I agree with Tony… Cha-Ching…! $$$

I’ve read about Sly being in Canada or somewhere other than the States during Nam. It’s always bothered me a little, but he’s perfect in the part, isn’t he…? I watch the Rambo films out of sheer interest in the region and its peoples. One day *I’M* gonna make movies in the Phils and make some Pinays and Pinays famous. Yup… That’s one more goal to achieve when I start living there. After I build up my Amway distridutorship there, of course. ;)

Rugged Individual on October 24, 2007 at 10:02 AM

Pinoys and Pinays*

Rugged Individual on October 24, 2007 at 10:03 AM

I don’t care how cheesy the dialog is. I’m still going to go see it.

nailinmyeye on October 24, 2007 at 10:07 AM

Yes, Burma is the hot spot of the world. At least he didn’t invade Tokyo or Berlin and cause an international incident.

All those cheese steaks have taken their toll.

Hening on October 24, 2007 at 9:53 AM

Karaoke: A good reason to bomb the Japanese again.

(Just kidding. Sorta.)

Texas Nick 77 on October 24, 2007 at 10:12 AM

Great. That stank up my whole office.

Ochlan on October 24, 2007 at 10:27 AM

“Are you bringing weapons?”
“No, of course not.”
“Then, you aren’t changing anything.”

Nice 2nd Ammendment quote there.

Sensei Ern on October 24, 2007 at 10:41 AM

On the one hand, I admire the shape the guy is in at his age.

On the other hand, the guy was born in 1946. He’s friggin’ 60 years old! What is he doing making a film like this (other than trying to make money, of course)?

Pathetic.

asc85 on October 24, 2007 at 10:47 AM

This is going to rock. The uncut teaser shows what we are in for, and it is hyperviolent.

I love when Sly gets minimal funding and a tight shooting schedule. It results in gold.

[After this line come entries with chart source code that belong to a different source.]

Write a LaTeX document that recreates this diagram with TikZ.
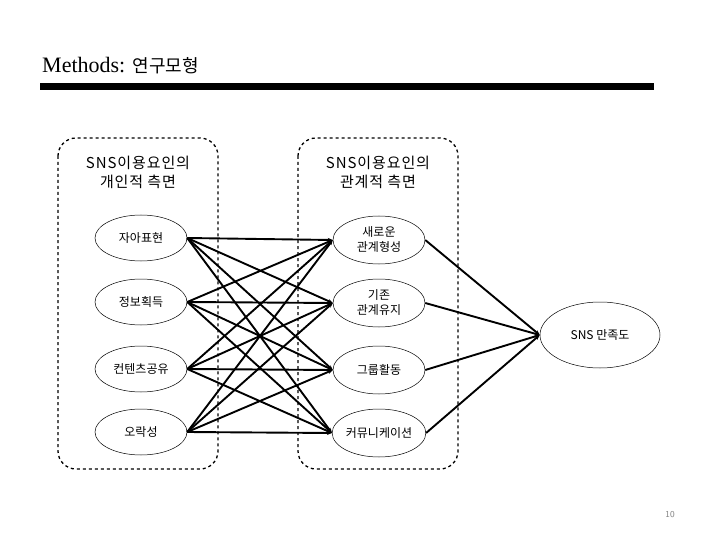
\documentclass[tikz,border=0pt]{standalone}
\usepackage{fontspec}
\setmainfont{Liberation Serif}
\newfontfamily\kr{Noto Sans CJK KR}
\newfontfamily\krw[LetterSpace=6]{Noto Sans CJK KR}
\usetikzlibrary{arrows.meta,shapes.geometric}
\begin{document}
\begin{tikzpicture}[x=1pt,y=-1pt,
  ell/.style={draw,ellipse,line width=0.5pt,minimum width=92pt,minimum height=48pt,inner sep=0pt,font=\kr\fontsize{12}{15}\selectfont,align=center},
  lft/.style={ell,minimum height=46pt},
  grp/.style={draw,dashed,line width=1.3pt,rounded corners=18pt},
  hdr/.style={font=\krw\fontsize{15}{19}\selectfont,align=center},
  lnk/.style={line width=1.9pt,-{Stealth[length=5pt,width=4pt]}},
]
\useasboundingbox (0,0) rectangle (720,540);
% title
\node[anchor=base west,inner sep=0pt] (title) at (42,73) {\fontsize{22}{26}\selectfont Methods: {\kr\fontsize{18}{22}\selectfont 연구모형}};
\fill (40,83) rectangle (654,90);
% groups
\draw[grp] (58,138) rectangle (218,469);
\draw[grp] (298,138) rectangle (458,469);
\node[hdr] (h1) at (138,172) {SNS이용요인의\\개인적 측면};
\node[hdr] (h2) at (378,172) {SNS이용요인의\\관계적 측면};
% left nodes
\node[lft] (a1) at (141,238) {자아표현};
\node[lft] (a2) at (141,302) {정보획득};
\node[lft] (a3) at (141,369) {컨텐츠공유};
\node[lft] (a4) at (141,432) {오락성};
% right nodes
\node[ell] (b1) at (379,240) {새로운\\관계형성};
\node[ell] (b2) at (379,303) {기존\\관계유지};
\node[ell] (b3) at (379,370) {그룹활동};
\node[ell] (b4) at (379,433) {커뮤니케이션};
% satisfaction
\node[ell,minimum width=120pt,minimum height=66pt] (s) at (600,335) {SNS 만족도};
% links
\foreach \i in {1,...,4}{
  \foreach \j in {1,...,4}{
    \draw[lnk] (a\i.east) -- (b\j.west);
  }
  \draw[lnk] (b\i.east) -- (s.west);
}
\node[font=\sffamily\fontsize{9}{10}\selectfont,text=gray] (pg) at (670,515) {10};
\end{tikzpicture}
\end{document}
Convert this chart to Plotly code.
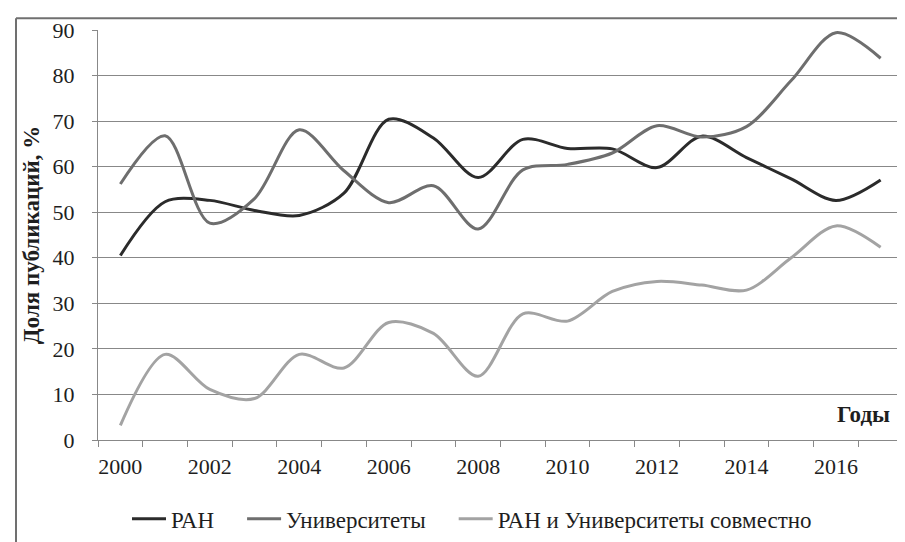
import plotly.graph_objects as go

years = list(range(2000, 2018))
ran = [40.5, 52.3, 52.6, 50.4, 49.3, 54.2, 70.4, 66.3, 57.6, 66.0, 64.0, 63.9, 59.8, 66.7, 62.0, 57.3, 52.6, 57.1]
univ = [56.2, 66.8, 47.6, 53.0, 68.1, 59.1, 52.1, 55.8, 46.3, 59.3, 60.5, 63.0, 69.0, 66.5, 68.8, 78.9, 89.4, 83.8]
joint = [3.2, 18.8, 11.1, 9.1, 18.8, 15.8, 25.8, 23.4, 14.0, 27.7, 26.1, 32.6, 34.8, 34.0, 32.9, 40.0, 47.0, 42.3]

names = ["РАН", "Университеты", "РАН и Университеты совместно"]
colors = ["#2b2b2b", "#6e6e6e", "#a3a3a3"]
tick_years = [y for y in years if y % 2 == 0]

serif = "Liberation Serif, Times New Roman, serif"
txt = "#1e1e1e"
pad = "\u00a0" * 4

fig = go.Figure()
for i, (name, vals, col) in enumerate(zip(names, [ran, univ, joint], colors)):
    label = name + (pad if i < len(names) - 1 else "")
    fig.add_trace(go.Scatter(
        x=years, y=vals, name=label, mode="lines",
        line=dict(color=col, width=3, shape="spline", smoothing=0.9),
    ))

grid = "#888888"
fig.update_layout(
    width=905, height=542,
    margin=dict(l=90, r=10, t=22, b=104),
    paper_bgcolor="white", plot_bgcolor="white",
    font=dict(family=serif, size=21, color=txt),
    showlegend=True,
    legend=dict(orientation="h", x=(464 - 90) / 805, xanchor="center", y=(438 - 518) / 416, yanchor="middle",
                font=dict(family=serif, size=23, color=txt),
                itemwidth=34, tracegroupgap=0),
    xaxis=dict(
        range=[1999.5, 2017.5], tickmode="array", tickvals=tick_years,
        ticktext=[str(y) for y in tick_years], ticks="", showgrid=False,
        showline=True, linecolor=grid, linewidth=1, zeroline=False,
        tickfont=dict(family=serif, size=22, color=txt),
        ticklabelstandoff=7,
        minor=dict(tick0=1999.5, dtick=1, ticks="outside", ticklen=6,
                   tickcolor=grid, tickwidth=1, showgrid=False),
    ),
    yaxis=dict(
        range=[0, 90], dtick=10, showgrid=True, gridcolor=grid, gridwidth=1,
        showline=True, linecolor=grid, linewidth=1, zeroline=False,
        ticks="outside", ticklen=5, tickcolor=grid,
        tickfont=dict(family=serif, size=22, color=txt),
        ticklabelstandoff=13,
        title=dict(text="<b>Доля публикаций, %</b>", font=dict(family=serif, size=23, color=txt),
                   standoff=6),
    ),
    annotations=[dict(
        text="<b>Годы</b>", xref="paper", yref="paper", x=(884 - 90) / 805, y=(438 - 412) / 416,
        xanchor="right", yanchor="middle", showarrow=False,
        font=dict(family=serif, size=23, color=txt),
    )],
    shapes=[
        dict(type="line", xref="paper", yref="paper", x0=(8 - 90) / 805, x1=(8 - 90) / 805,
             y0=(438 - 10) / 416, y1=(438 - 545) / 416, line=dict(color="#707070", width=2)),
        dict(type="line", xref="paper", yref="paper", x0=(8 - 90) / 805, x1=(910 - 90) / 805,
             y0=(438 - 10) / 416, y1=(438 - 10) / 416, line=dict(color="#707070", width=2)),
    ],
)

fig.write_html("out.html")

Krydor on October 24, 2007 at 10:52 AM

I’ll see it, just becasue there probably wouldn’t be any moral relevancy in it that Hollywood love so much.
Looks fun too.

Irenaeus on October 24, 2007 at 10:55 AM

Is it me or does John Rambo suddenly have a little Carl Spackler (from Caddyshack) in him?

Matticus Finch on October 24, 2007 at 11:23 AM

Hollywood may get me to go to the movies yet.

I’m sure reviewers will say Rambo’s knife is a phallic symbol and that he’s a crypto-fascist character of some type. Whatever. God, guns, and guts is what I want to see at the movies.

PRCalDude on October 24, 2007 at 11:30 AM

crypto-fascist

WTF? Does that mean anything at all?

Ochlan on October 24, 2007 at 11:51 AM

WTF? Does that mean anything at all?

Ochlan on October 24, 2007 at 11:51 AM

Of course not. It’s newspeak for a person who has moral values that sticks to them despite the cause. They used the term about ‘300′, if I’m not mistaken.

PRCalDude on October 24, 2007 at 12:06 PM

cause.*
cost.

PRCalDude on October 24, 2007 at 12:07 PM

“Are you bringing any weapons?”

Pure cinematic gold right there. Between that and the up close M2 shootings in the Jeep they sold me a ticket.

thomashton on October 24, 2007 at 12:11 PM

I still like it
and yeah tis the only action movie that won’t see all americans as nazis

Defector01 on October 24, 2007 at 12:23 PM

Is there now enough footage in the three trailers to build the entire movie?

Apeking on October 24, 2007 at 12:34 PM

They’ve changed the “when you are pushed” line!
Can anybody tell me what does Rambo say between “pushed” and “is easy as”?
It used to be “killing”

Ropera on October 24, 2007 at 12:57 PM

Video no longer available.

georgej on October 24, 2007 at 1:26 PM

Yeah, linky no worky. Need Splatter Fix.

Iblis on October 24, 2007 at 1:27 PM

Bite lip. Bite lip. Bite lip . . .

“Whenyerpushed, killin’saseasyasbreathin’”

HAHAHAHAHAHAHAHAHAHAHAHAHA!

(Couldn’t do it. Another fine example of the “brainless violence” genre.)

Splashman on October 24, 2007 at 2:18 PM

he’s a crypto-fascist character of some type.

PRCalDude on October 24, 2007 at 11:30 AM

You been watching Red Dwarf again?

- The Cat

MirCat on October 24, 2007 at 3:58 PM

MirCat on October 24, 2007 at 3:58 PM

Now that is a callback.

Bill C on October 24, 2007 at 5:24 PM

Does that mean anything at all?
-
Ochlan on October 24, 2007 at 11:51 AM

-
cryp·to /ˈkrɪptoʊ
–noun 1. a person who secretly supports or adheres to a group, party, or belief.
–adjective 2. secret or hidden; not publicly admitted: a crypto Nazi.